### WRITTEN EXERCISE:
Set down every entry again word for word, please, but skip the pictures.

### THE RECORDS:
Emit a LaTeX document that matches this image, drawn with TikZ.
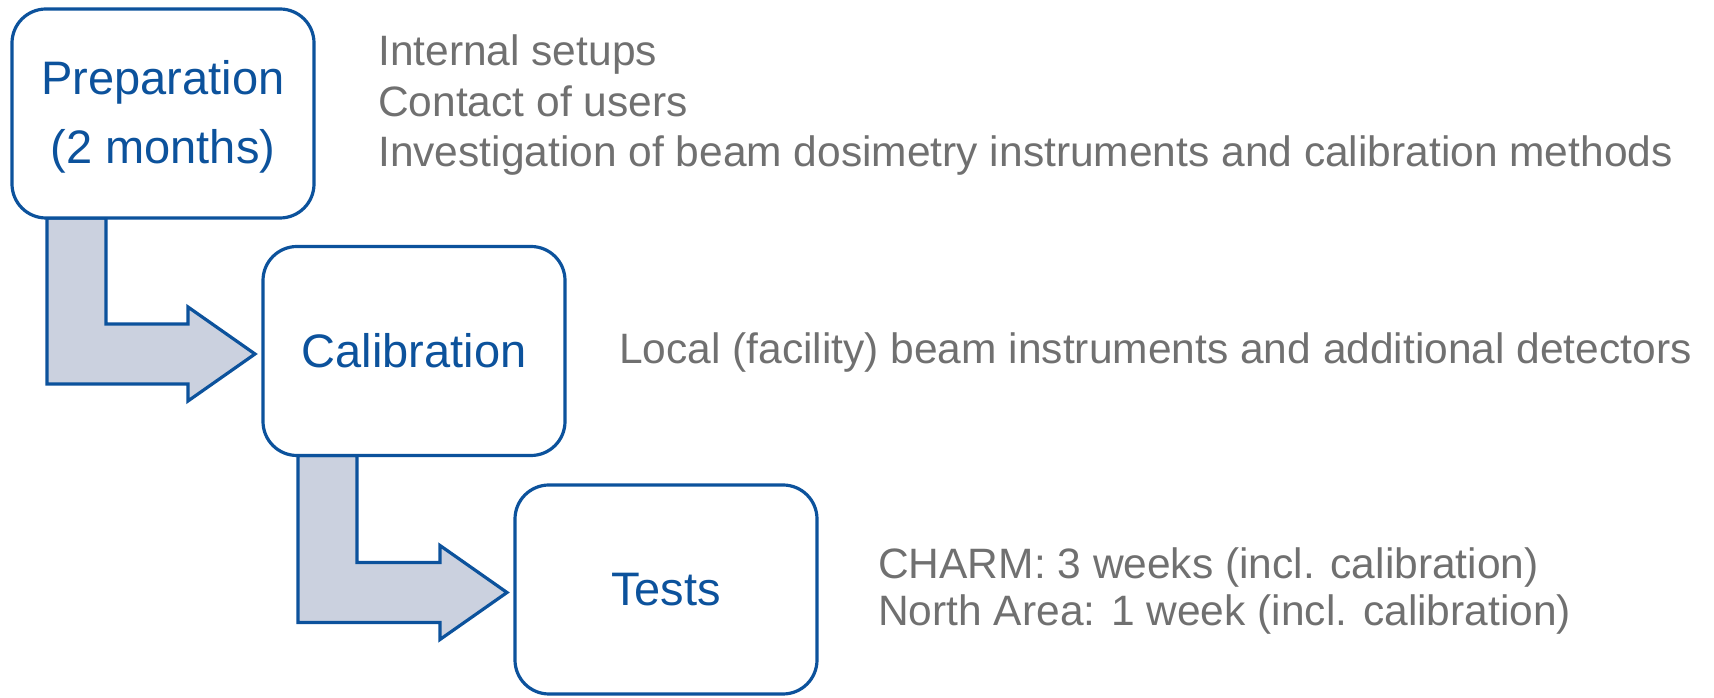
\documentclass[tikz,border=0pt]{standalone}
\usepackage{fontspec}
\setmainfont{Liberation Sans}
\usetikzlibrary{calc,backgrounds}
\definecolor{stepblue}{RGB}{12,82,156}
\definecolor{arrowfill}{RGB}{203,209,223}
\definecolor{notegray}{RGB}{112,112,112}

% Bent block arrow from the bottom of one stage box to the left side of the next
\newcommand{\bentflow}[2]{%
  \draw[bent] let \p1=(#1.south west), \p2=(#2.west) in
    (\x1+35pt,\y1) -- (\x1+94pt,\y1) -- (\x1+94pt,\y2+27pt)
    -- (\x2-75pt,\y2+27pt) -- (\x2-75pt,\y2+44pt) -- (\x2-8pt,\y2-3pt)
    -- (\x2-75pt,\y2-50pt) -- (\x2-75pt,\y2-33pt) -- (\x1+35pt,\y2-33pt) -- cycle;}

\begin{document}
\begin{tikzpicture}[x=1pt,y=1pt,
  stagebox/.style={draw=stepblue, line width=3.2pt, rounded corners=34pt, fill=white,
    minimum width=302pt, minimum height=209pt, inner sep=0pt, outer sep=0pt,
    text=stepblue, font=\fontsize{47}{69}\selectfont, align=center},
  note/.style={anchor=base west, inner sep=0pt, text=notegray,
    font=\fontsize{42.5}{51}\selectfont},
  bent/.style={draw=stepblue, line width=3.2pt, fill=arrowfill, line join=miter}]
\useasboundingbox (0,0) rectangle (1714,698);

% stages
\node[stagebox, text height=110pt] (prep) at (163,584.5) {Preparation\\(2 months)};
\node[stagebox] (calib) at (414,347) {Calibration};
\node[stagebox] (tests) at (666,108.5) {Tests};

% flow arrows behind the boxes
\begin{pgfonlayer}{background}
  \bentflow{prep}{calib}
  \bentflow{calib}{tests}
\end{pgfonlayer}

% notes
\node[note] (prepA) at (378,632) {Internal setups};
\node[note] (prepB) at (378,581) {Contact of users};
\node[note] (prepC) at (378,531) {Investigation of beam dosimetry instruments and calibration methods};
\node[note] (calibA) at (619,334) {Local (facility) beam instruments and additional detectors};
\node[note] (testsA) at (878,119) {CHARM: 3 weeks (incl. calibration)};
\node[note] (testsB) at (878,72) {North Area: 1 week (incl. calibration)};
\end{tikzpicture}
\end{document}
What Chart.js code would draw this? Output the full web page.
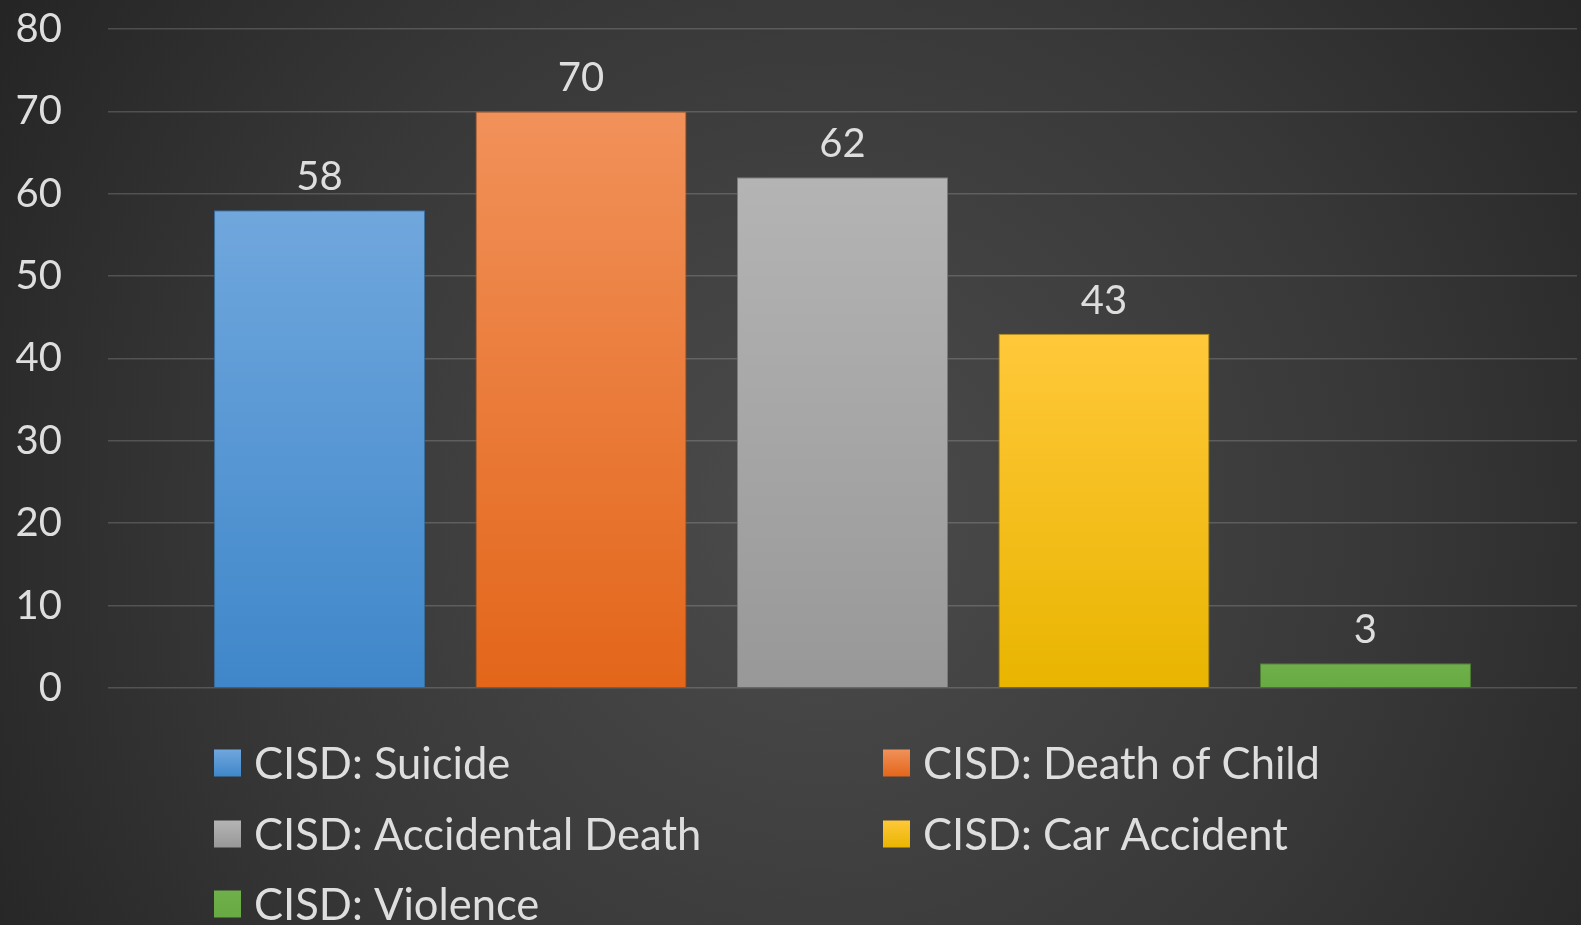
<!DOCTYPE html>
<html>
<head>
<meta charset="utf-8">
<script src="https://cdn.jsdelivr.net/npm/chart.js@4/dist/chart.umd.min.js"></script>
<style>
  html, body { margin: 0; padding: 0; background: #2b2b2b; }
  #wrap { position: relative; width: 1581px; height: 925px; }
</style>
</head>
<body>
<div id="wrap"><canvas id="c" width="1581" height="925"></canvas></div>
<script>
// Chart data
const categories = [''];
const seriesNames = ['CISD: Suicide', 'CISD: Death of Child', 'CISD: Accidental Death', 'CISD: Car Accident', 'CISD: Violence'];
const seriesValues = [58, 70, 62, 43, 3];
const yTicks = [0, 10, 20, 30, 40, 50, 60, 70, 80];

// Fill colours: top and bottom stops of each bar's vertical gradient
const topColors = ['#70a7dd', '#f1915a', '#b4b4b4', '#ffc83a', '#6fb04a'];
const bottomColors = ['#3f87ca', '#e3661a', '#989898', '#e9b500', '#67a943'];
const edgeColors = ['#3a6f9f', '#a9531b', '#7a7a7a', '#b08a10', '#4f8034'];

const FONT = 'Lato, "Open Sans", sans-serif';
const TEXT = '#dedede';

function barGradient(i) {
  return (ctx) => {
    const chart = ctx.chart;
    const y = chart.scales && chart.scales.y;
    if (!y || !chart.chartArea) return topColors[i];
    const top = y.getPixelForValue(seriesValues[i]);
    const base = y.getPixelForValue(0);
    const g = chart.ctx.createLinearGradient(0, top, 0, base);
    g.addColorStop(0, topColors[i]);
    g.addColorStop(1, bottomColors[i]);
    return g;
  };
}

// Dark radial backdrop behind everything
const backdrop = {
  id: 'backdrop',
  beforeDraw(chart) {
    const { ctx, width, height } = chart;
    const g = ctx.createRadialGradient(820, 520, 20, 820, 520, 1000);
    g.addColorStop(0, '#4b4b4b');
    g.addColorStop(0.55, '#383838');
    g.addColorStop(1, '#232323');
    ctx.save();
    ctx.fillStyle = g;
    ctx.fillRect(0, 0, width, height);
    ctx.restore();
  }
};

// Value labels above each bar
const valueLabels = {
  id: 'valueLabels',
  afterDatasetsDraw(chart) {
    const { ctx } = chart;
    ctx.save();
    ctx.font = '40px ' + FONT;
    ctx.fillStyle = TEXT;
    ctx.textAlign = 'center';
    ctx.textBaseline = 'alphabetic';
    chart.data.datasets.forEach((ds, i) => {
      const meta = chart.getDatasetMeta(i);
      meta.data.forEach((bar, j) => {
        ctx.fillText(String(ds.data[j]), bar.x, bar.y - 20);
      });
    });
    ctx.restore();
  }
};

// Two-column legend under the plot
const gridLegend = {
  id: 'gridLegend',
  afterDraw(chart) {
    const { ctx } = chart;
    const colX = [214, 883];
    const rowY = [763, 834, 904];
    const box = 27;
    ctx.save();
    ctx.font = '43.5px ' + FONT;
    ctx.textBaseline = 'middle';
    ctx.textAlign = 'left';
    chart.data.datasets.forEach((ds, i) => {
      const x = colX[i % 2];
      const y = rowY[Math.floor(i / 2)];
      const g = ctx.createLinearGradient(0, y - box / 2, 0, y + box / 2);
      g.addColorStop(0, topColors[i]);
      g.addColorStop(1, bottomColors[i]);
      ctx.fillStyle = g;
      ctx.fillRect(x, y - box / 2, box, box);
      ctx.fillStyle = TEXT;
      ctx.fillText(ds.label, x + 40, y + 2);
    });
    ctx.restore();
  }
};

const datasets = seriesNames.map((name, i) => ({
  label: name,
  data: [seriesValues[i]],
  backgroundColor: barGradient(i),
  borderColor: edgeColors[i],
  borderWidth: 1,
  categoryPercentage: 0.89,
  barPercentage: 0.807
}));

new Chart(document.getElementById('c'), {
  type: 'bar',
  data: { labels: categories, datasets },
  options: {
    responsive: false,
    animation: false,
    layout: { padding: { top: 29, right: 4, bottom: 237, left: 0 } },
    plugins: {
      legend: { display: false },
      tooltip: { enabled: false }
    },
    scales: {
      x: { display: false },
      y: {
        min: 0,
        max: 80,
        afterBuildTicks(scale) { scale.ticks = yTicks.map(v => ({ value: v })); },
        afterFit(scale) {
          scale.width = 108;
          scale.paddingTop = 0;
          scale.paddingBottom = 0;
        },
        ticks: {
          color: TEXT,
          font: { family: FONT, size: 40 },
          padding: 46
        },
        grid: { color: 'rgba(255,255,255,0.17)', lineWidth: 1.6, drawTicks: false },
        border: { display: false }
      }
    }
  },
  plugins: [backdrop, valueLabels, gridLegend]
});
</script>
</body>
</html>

### EXPECTED ANSWER:
Emit a LaTeX document that matches this image, drawn with TikZ.
\documentclass[tikz,border=0pt]{standalone}
\usepackage{fontspec}
\setmainfont{Liberation Sans}
\usetikzlibrary{calc,backgrounds}
\definecolor{stepblue}{RGB}{12,82,156}
\definecolor{arrowfill}{RGB}{203,209,223}
\definecolor{notegray}{RGB}{112,112,112}

% Bent block arrow from the bottom of one stage box to the left side of the next
\newcommand{\bentflow}[2]{%
  \draw[bent] let \p1=(#1.south west), \p2=(#2.west) in
    (\x1+35pt,\y1) -- (\x1+94pt,\y1) -- (\x1+94pt,\y2+27pt)
    -- (\x2-75pt,\y2+27pt) -- (\x2-75pt,\y2+44pt) -- (\x2-8pt,\y2-3pt)
    -- (\x2-75pt,\y2-50pt) -- (\x2-75pt,\y2-33pt) -- (\x1+35pt,\y2-33pt) -- cycle;}

\begin{document}
\begin{tikzpicture}[x=1pt,y=1pt,
  stagebox/.style={draw=stepblue, line width=3.2pt, rounded corners=34pt, fill=white,
    minimum width=302pt, minimum height=209pt, inner sep=0pt, outer sep=0pt,
    text=stepblue, font=\fontsize{47}{69}\selectfont, align=center},
  note/.style={anchor=base west, inner sep=0pt, text=notegray,
    font=\fontsize{42.5}{51}\selectfont},
  bent/.style={draw=stepblue, line width=3.2pt, fill=arrowfill, line join=miter}]
\useasboundingbox (0,0) rectangle (1714,698);

% stages
\node[stagebox, text height=110pt] (prep) at (163,584.5) {Preparation\\(2 months)};
\node[stagebox] (calib) at (414,347) {Calibration};
\node[stagebox] (tests) at (666,108.5) {Tests};

% flow arrows behind the boxes
\begin{pgfonlayer}{background}
  \bentflow{prep}{calib}
  \bentflow{calib}{tests}
\end{pgfonlayer}

% notes
\node[note] (prepA) at (378,632) {Internal setups};
\node[note] (prepB) at (378,581) {Contact of users};
\node[note] (prepC) at (378,531) {Investigation of beam dosimetry instruments and calibration methods};
\node[note] (calibA) at (619,334) {Local (facility) beam instruments and additional detectors};
\node[note] (testsA) at (878,119) {CHARM: 3 weeks (incl. calibration)};
\node[note] (testsB) at (878,72) {North Area: 1 week (incl. calibration)};
\end{tikzpicture}
\end{document}
What Chart.js code would draw this? Output the full web page.
<!DOCTYPE html>
<html>
<head>
<meta charset="utf-8">
<script src="https://cdn.jsdelivr.net/npm/chart.js@4/dist/chart.umd.min.js"></script>
<style>
  html, body { margin: 0; padding: 0; background: #2b2b2b; }
  #wrap { position: relative; width: 1581px; height: 925px; }
</style>
</head>
<body>
<div id="wrap"><canvas id="c" width="1581" height="925"></canvas></div>
<script>
// Chart data
const categories = [''];
const seriesNames = ['CISD: Suicide', 'CISD: Death of Child', 'CISD: Accidental Death', 'CISD: Car Accident', 'CISD: Violence'];
const seriesValues = [58, 70, 62, 43, 3];
const yTicks = [0, 10, 20, 30, 40, 50, 60, 70, 80];

// Fill colours: top and bottom stops of each bar's vertical gradient
const topColors = ['#70a7dd', '#f1915a', '#b4b4b4', '#ffc83a', '#6fb04a'];
const bottomColors = ['#3f87ca', '#e3661a', '#989898', '#e9b500', '#67a943'];
const edgeColors = ['#3a6f9f', '#a9531b', '#7a7a7a', '#b08a10', '#4f8034'];

const FONT = 'Lato, "Open Sans", sans-serif';
const TEXT = '#dedede';

function barGradient(i) {
  return (ctx) => {
    const chart = ctx.chart;
    const y = chart.scales && chart.scales.y;
    if (!y || !chart.chartArea) return topColors[i];
    const top = y.getPixelForValue(seriesValues[i]);
    const base = y.getPixelForValue(0);
    const g = chart.ctx.createLinearGradient(0, top, 0, base);
    g.addColorStop(0, topColors[i]);
    g.addColorStop(1, bottomColors[i]);
    return g;
  };
}

// Dark radial backdrop behind everything
const backdrop = {
  id: 'backdrop',
  beforeDraw(chart) {
    const { ctx, width, height } = chart;
    const g = ctx.createRadialGradient(820, 520, 20, 820, 520, 1000);
    g.addColorStop(0, '#4b4b4b');
    g.addColorStop(0.55, '#383838');
    g.addColorStop(1, '#232323');
    ctx.save();
    ctx.fillStyle = g;
    ctx.fillRect(0, 0, width, height);
    ctx.restore();
  }
};

// Value labels above each bar
const valueLabels = {
  id: 'valueLabels',
  afterDatasetsDraw(chart) {
    const { ctx } = chart;
    ctx.save();
    ctx.font = '40px ' + FONT;
    ctx.fillStyle = TEXT;
    ctx.textAlign = 'center';
    ctx.textBaseline = 'alphabetic';
    chart.data.datasets.forEach((ds, i) => {
      const meta = chart.getDatasetMeta(i);
      meta.data.forEach((bar, j) => {
        ctx.fillText(String(ds.data[j]), bar.x, bar.y - 20);
      });
    });
    ctx.restore();
  }
};

// Two-column legend under the plot
const gridLegend = {
  id: 'gridLegend',
  afterDraw(chart) {
    const { ctx } = chart;
    const colX = [214, 883];
    const rowY = [763, 834, 904];
    const box = 27;
    ctx.save();
    ctx.font = '43.5px ' + FONT;
    ctx.textBaseline = 'middle';
    ctx.textAlign = 'left';
    chart.data.datasets.forEach((ds, i) => {
      const x = colX[i % 2];
      const y = rowY[Math.floor(i / 2)];
      const g = ctx.createLinearGradient(0, y - box / 2, 0, y + box / 2);
      g.addColorStop(0, topColors[i]);
      g.addColorStop(1, bottomColors[i]);
      ctx.fillStyle = g;
      ctx.fillRect(x, y - box / 2, box, box);
      ctx.fillStyle = TEXT;
      ctx.fillText(ds.label, x + 40, y + 2);
    });
    ctx.restore();
  }
};

const datasets = seriesNames.map((name, i) => ({
  label: name,
  data: [seriesValues[i]],
  backgroundColor: barGradient(i),
  borderColor: edgeColors[i],
  borderWidth: 1,
  categoryPercentage: 0.89,
  barPercentage: 0.807
}));

new Chart(document.getElementById('c'), {
  type: 'bar',
  data: { labels: categories, datasets },
  options: {
    responsive: false,
    animation: false,
    layout: { padding: { top: 29, right: 4, bottom: 237, left: 0 } },
    plugins: {
      legend: { display: false },
      tooltip: { enabled: false }
    },
    scales: {
      x: { display: false },
      y: {
        min: 0,
        max: 80,
        afterBuildTicks(scale) { scale.ticks = yTicks.map(v => ({ value: v })); },
        afterFit(scale) {
          scale.width = 108;
          scale.paddingTop = 0;
          scale.paddingBottom = 0;
        },
        ticks: {
          color: TEXT,
          font: { family: FONT, size: 40 },
          padding: 46
        },
        grid: { color: 'rgba(255,255,255,0.17)', lineWidth: 1.6, drawTicks: false },
        border: { display: false }
      }
    }
  },
  plugins: [backdrop, valueLabels, gridLegend]
});
</script>
</body>
</html>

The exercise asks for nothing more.